Tuesday, April 29, 2008

Going to Watsonville with George

George Washington and George Washington Birimisa


TRIP TO WATSONVILLE [Very much abridged to omit the names of some who might not want their personalities broadcast to the world.]:

With an impending trip to Croatia, the native land of his parents, George Birimisa wanted to return to Watsonville where he spent his early years with those parents, Charles (Charlie) and Anna. He wanted to revisit the sites of early trauma, but also to see a man (T.M) who has arranged for him to meet with surviving Birimisa cousins there in their native area of Croatia, and to meet a man there who has written books about that part of Croatia and who will be able to clear up a lot of family history for George and to show him where the Birimisas had lived. We agreed to meet T.M. at the town plaza, that used to be the center of town where George, at 9, in 1933, saw his father give a fiery Communist speech from the Victorian bandstand to a large crowd. The police disbursed the gathering with a fire hose and arrested his father. In jail he developed pneumonia and died soon after.

....Seeing three white bearded men enter the Blue Sky café, the young waitress, pretty, with long, straight black hair, asked us if we were brothers, and later she would say, “Do you boys want anything else?” T.M. and George pieced together a network of family and community associations in the Croatian community in Watsonville that also touched on small town class structure. We went to visit the large Victorian house belonging to wealthier relatives
that had been even larger to George’s childish eyes when his mother had dressed herself and her three children in their best clothes and came to that door to seek financial aid only to be turned away. The same relatives took over their house after his father's death made it impossible to keep up on house payments.

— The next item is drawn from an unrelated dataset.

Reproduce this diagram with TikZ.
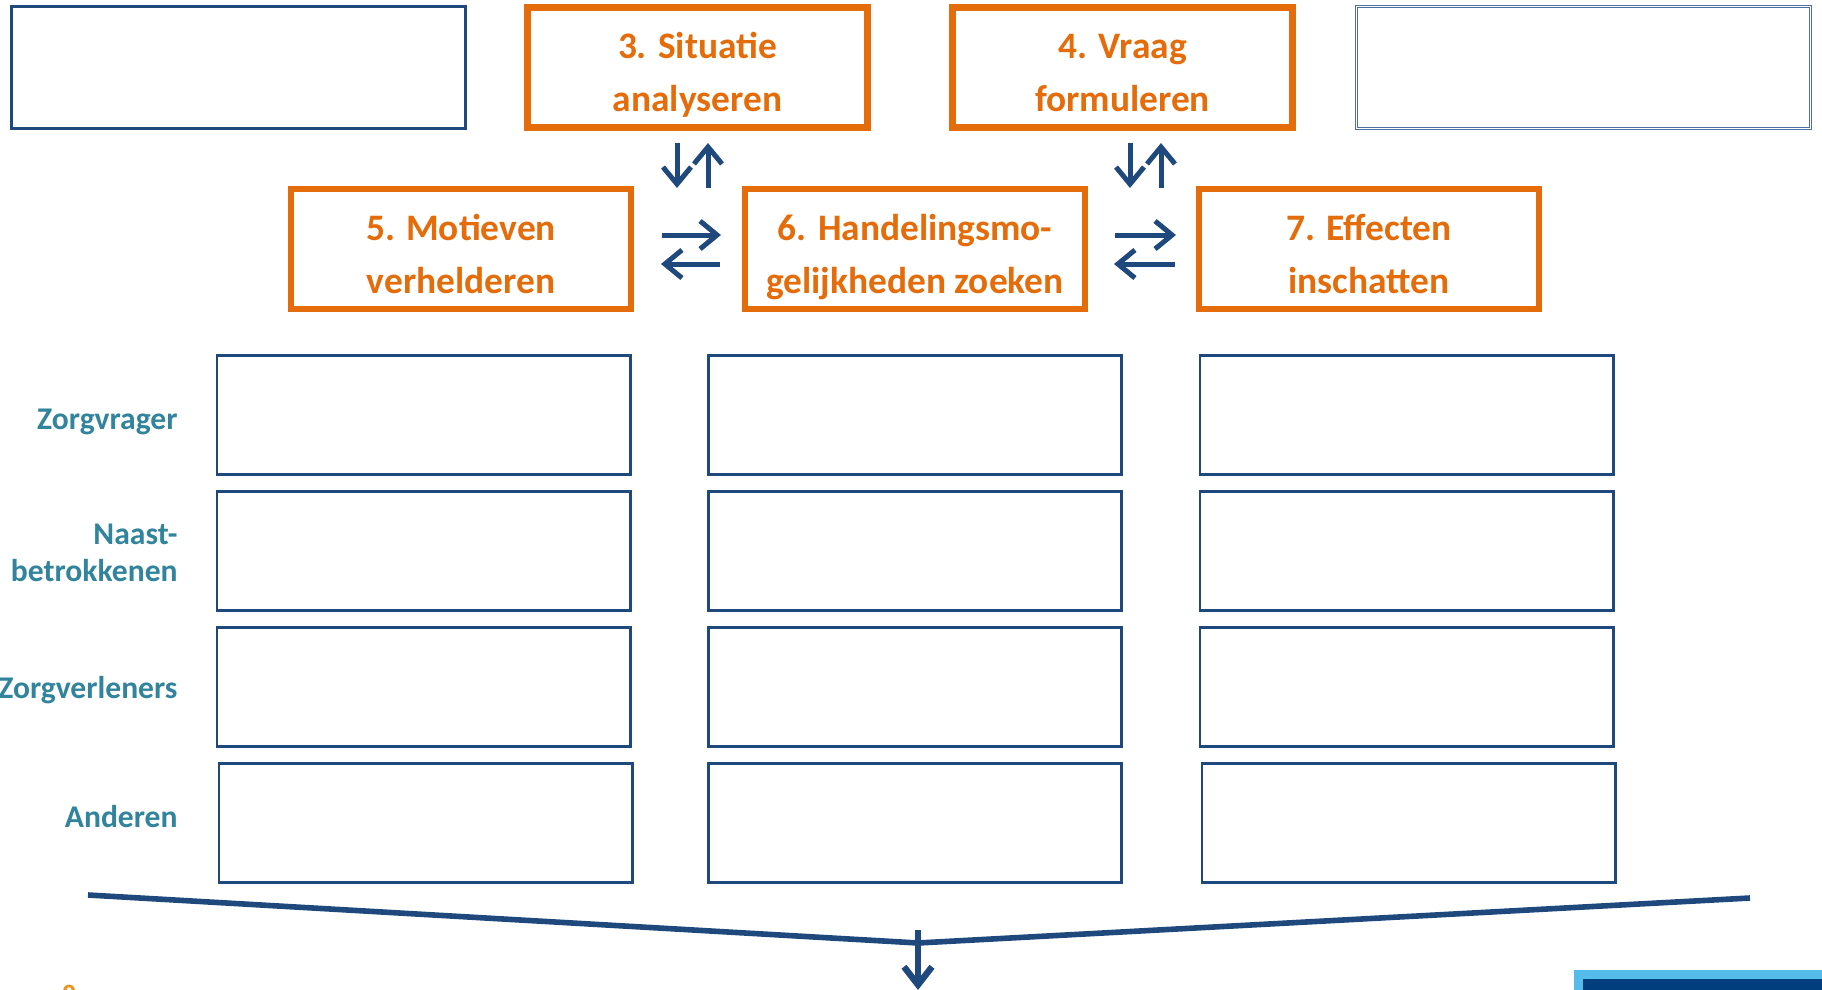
\documentclass[tikz,border=0pt]{standalone}
\usepackage{fontspec}
\setmainfont{Carlito}
\usetikzlibrary{arrows.meta}
\definecolor{oranje}{HTML}{E46C0A}
\definecolor{donkerblauw}{HTML}{1F497D}
\definecolor{grijsblauw}{HTML}{4F6FA0}
\definecolor{petrol}{HTML}{31849B}
\definecolor{lichtblauw}{HTML}{55BBEA}
\definecolor{marine}{HTML}{003E7E}
\definecolor{goud}{HTML}{E8961E}

\begin{document}
\begin{tikzpicture}[x=0.5pt,y=-0.5pt,
    stap/.style={draw=oranje,line width=3.3pt,minimum width=170pt,minimum height=60pt,
      align=center,text=oranje,text height=44pt,text depth=0pt,font=\bfseries\fontsize{18.7}{26.5}\selectfont},
    leeg/.style={draw=donkerblauw,line width=1.4pt,minimum width=227pt,minimum height=61pt},
    vak/.style={draw=donkerblauw,line width=1.4pt,minimum width=206.6pt,minimum height=59.6pt},
    groep/.style={anchor=east,align=right,inner sep=0pt,text=petrol,font=\bfseries\fontsize{15.8}{18.7}\selectfont},
    pijl/.style={donkerblauw,line width=2.5pt,-{Straight Barb[length=8.5pt,width=14pt]}}]
    \useasboundingbox (0,0) rectangle (1822,990);
    % bovenste rij
    \node[leeg] (a) at (238.5, 67.5) {};
    \node[stap] (b) at (697.5, 67.5) {3. Situatie\\analyseren};
    \node[stap] (c) at (1122.5, 67.5) {4. Vraag\\formuleren};
    \node[leeg,draw=grijsblauw,line width=0.6pt,double=white,double distance=0.6pt] (d) at (1583.5, 67.5) {};
    % tweede rij
    \node[stap] (e) at (461, 249) {5. Motieven\\verhelderen};
    \node[stap] (f) at (915, 249) {6. Handelingsmo-\\gelijkheden zoeken};
    \node[stap] (g) at (1369, 249) {7. Effecten\\inschatten};
    % betrokkenen
    \node[groep] (z) at (178, 422) {Zorgvrager};
    \node[groep] (n) at (178, 553) {Naast-\\betrokkenen};
    \node[groep] (v) at (178, 690) {Zorgverleners};
    \node[groep] (o) at (178, 817) {Anderen};
    \node[vak] (z1) at (423.5, 415) {};
    \node[vak] (z2) at (915, 415) {};
    \node[vak] (z3) at (1406.5, 415) {};
    \node[vak] (n1) at (423.5, 551) {};
    \node[vak] (n2) at (915, 551) {};
    \node[vak] (n3) at (1406.5, 551) {};
    \node[vak] (v1) at (423.5, 687) {};
    \node[vak] (v2) at (915, 687) {};
    \node[vak] (v3) at (1406.5, 687) {};
    \node[vak] (o1) at (425.5, 823) {};
    \node[vak] (o2) at (915, 823) {};
    \node[vak] (o3) at (1408.5, 823) {};
    \node[anchor=base west,text=goud,font=\bfseries\fontsize{14}{14}\selectfont] (h) at (55, 1004) {8};
    % pijlpunten
    \coordinate (p1) at (677, 143);
    \coordinate (p2) at (677, 188);
    \coordinate (p3) at (708, 143);
    \coordinate (p4) at (708, 188);
    \coordinate (q1) at (1130, 143);
    \coordinate (q2) at (1130, 188);
    \coordinate (q3) at (1161, 143);
    \coordinate (q4) at (1161, 188);
    \coordinate (r1) at (662, 235);
    \coordinate (r2) at (721, 235);
    \coordinate (r3) at (661, 264);
    \coordinate (r4) at (720, 264);
    \coordinate (s1) at (1115, 235);
    \coordinate (s2) at (1176, 235);
    \coordinate (s3) at (1114, 264);
    \coordinate (s4) at (1175, 264);
    \coordinate (l) at (88, 895);
    \coordinate (m) at (918, 943);
    \coordinate (k) at (1750, 898);
    \coordinate (t) at (918, 930);
    \coordinate (u) at (918, 990);
    \draw [pijl] (p1) to (p2);
    \draw [pijl] (p4) to (p3);
    \draw [pijl] (q1) to (q2);
    \draw [pijl] (q4) to (q3);
    \draw [pijl] (r1) to (r2);
    \draw [pijl] (r4) to (r3);
    \draw [pijl] (s1) to (s2);
    \draw [pijl] (s4) to (s3);
    \draw [donkerblauw,line width=2.8pt] (l) -- (m) -- (k);
    \draw [donkerblauw,line width=3.2pt,-{Straight Barb[length=9pt,width=14pt]}] (t) to (u);
    \fill [lichtblauw] (1574, 970) rectangle (1822, 990);
    \fill [marine] (1583, 979) rectangle (1822, 990);
  \end{tikzpicture}
\end{document}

We went to a cemetery and found Charlie Birimisa’s grave, a slab where we left George for a while so he could sit and have a cry.
T.M. knew of an old woman whose great grandmother was a sister of George’s great grandmother, making her George’s second cousin, from the wealthier relatives, but Tom arranged a visit, and she gave George a sense of acceptance that somewhat mollified his grim childhood.

Mrs. V. lived in a large comfortable house where she had always lived; it overlooked a valley and mountains. The valley had fields of rows of raspberry plants, some under large aluminum hoops that were covered in white plastic sheets, looking like giant white caterpillars. She missed the days when the valley was all apple trees when she could watch the changes through the seasons, and I could imagine how beautiful it must have been when the valley was all white apple blossoms.

The three Croatians pieced together family and community relations and the local cultural events of the Croatians (with specific strange dishes), but their knowledge extended also to the links with the villages in the old country to the local Croatians. Mrs. V. remembered George’s family, although George, later, felt that in her lady-like way she had painted an innocent portrait of him, his siblings, and their parents. She revealed another nickname for Charlie Birimisa: “Rough Rider,” that she assumed was because of some association wih horses (how he rode? how he trained them?)

There is no way to summarize the traumas and divisions of members of George’s family, tragic separations and tragic ends, but, as an orphan, after his father died and his mother abandoned her children, George spent time in various Catholic facilities and orphanages, and T.M. left us finally at the site of one of those schools. We went into the church over that school (St. Francis Something Or Other) to pay our disrespects....


George had not liked the route I followed, from Mapquest, to get there, and insisted he would guide us home. We happened to enter some construction zone where the cars were bumper to bumper for miles, resembling the scenes in Godard’s WEEKEND.
I am not sure yet where we ended up before we guessed that we were on the wrong highway. Was it Nevada? At first when we saw a vast body of water, we asked “Is it the Bay?” It was some kind of San Luis Something Or Other Reservoir, and it was worth getting lost to see it near the end of the day on that particular day where the particular twilight coloring on the hills and the unbelievable shade of blue in the water created a scene of ineffable beauty.
When a Latino man tried to explain how we would have to go back in the direction from which we came, almost back to Watsonville, and that it would probably take us about 45 minutes to get back where we started before we began again to travel to San Francisco, we began a long period of mad hysteria that made everything funny. It became a theme that no matter where we drove, we would end up back in Watsonville, drawn back to that kind and helpful man, T.M.
We retraced our way, past previous minor stops for coffee; a walk down a tree-lined country lane that was like an outdoor garage sale; a fruit and vegetable stand that had closed for the day; and found our way back to Highway 101.
If we had not been so terribly delayed, we would not have arrived back in the City at an hour where we could be amazed by the appearance of a golden full moon, mammoth in the sky. I dropped George off at his building on Berry Street around 10 p.m. As I drove across the Bay Bridge to my own home, I saw that the moon had become a normal-size white moon, merely full and perfect.

1 comment:

Ladrón de Basura (a.k.a. Junk Thief) said...

I like the recounting of the George weekend and photos. I'm curious if there might be any connection with his Watsonville relatives and mine.